We both did a lot of good for each other during this relationship, but in the end I started it out of depression, loneliness and low self esteem instead of true love. So I mustered up the courage to end it in such a soft way only after 5 years.
Now, 3 days that I have cut off all contact with her...I feel really good waking up in the mornings (maybe it is just drugs, but still). I immediately focus on my work, enjoy my free time and feeling of being alone and without responsibilities, I actually feel somewhat good, at some moments I want to sing from how good I feel.
Yet at times I still get this small part of me saying: "She was perfect, it was just your depression problem, the relationship could have worked out perfectly. Don't leave her like this, don't ruin a good thing, you won't find another person who will love you like this, you won't find another person as kind as this."
Basically I hear my fear speaking. I don't get emotional, I don't start crying, but do I get a disturbance in my feelings. I just try to accept these feelings, let them go through as instructed in the video, I remember all the times I felt bad in our relationship, I remember the times when I went to bed crying, knowing that I am fooling us both, that I'm trying to make something work that cannot work.

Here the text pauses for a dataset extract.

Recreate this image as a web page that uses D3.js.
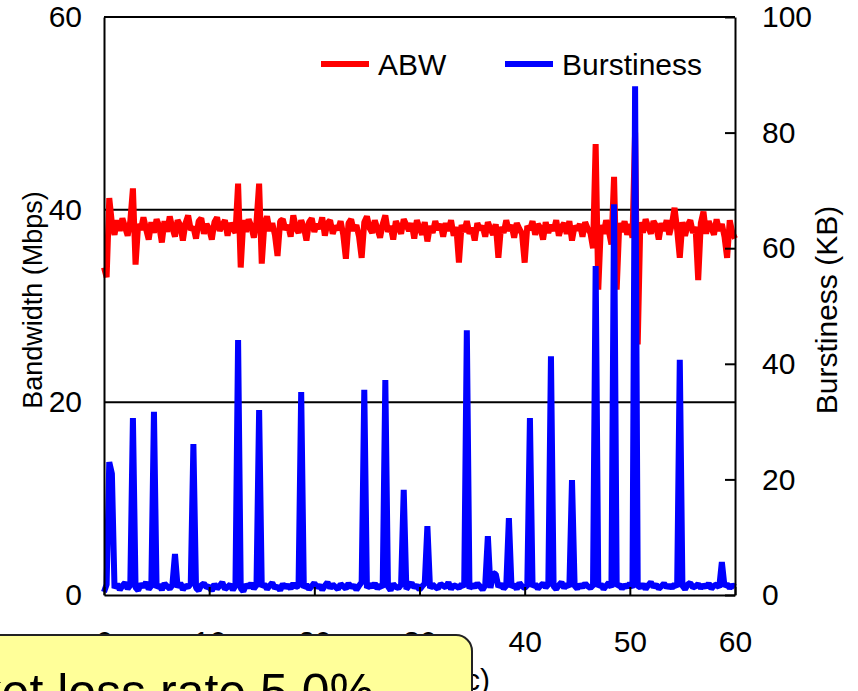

My question is - how do I get rid of this fear of not being able to find another person who will love me so much, who will give me all these good little feelings of being needed?
Maybe a truly actualised person does not even need to feel these things as he or she feels enough self worth as it is?
I realise I mostly miss my girlfriend as a person I loved, but not as a woman I loved. I understand that a relationship cannot form on basis of such love.
What do you think about my case? Did I do the right thing?
How do I silence the little voice in my head that is nagging me and telling me what a bad person I am for doing this?
TL:DR: Was depressed for 10 years. 5 of those years I spent in a relationship with my first girl. She was great and loved me tons. She wanted a family. I think I did not truly love her as I should have, did not want a family, cut off contact with her softly a few days before, feeling better, but also feeling guilty and sad at times as I'm treating my 10 year depression with anti-depressants and shrink visits.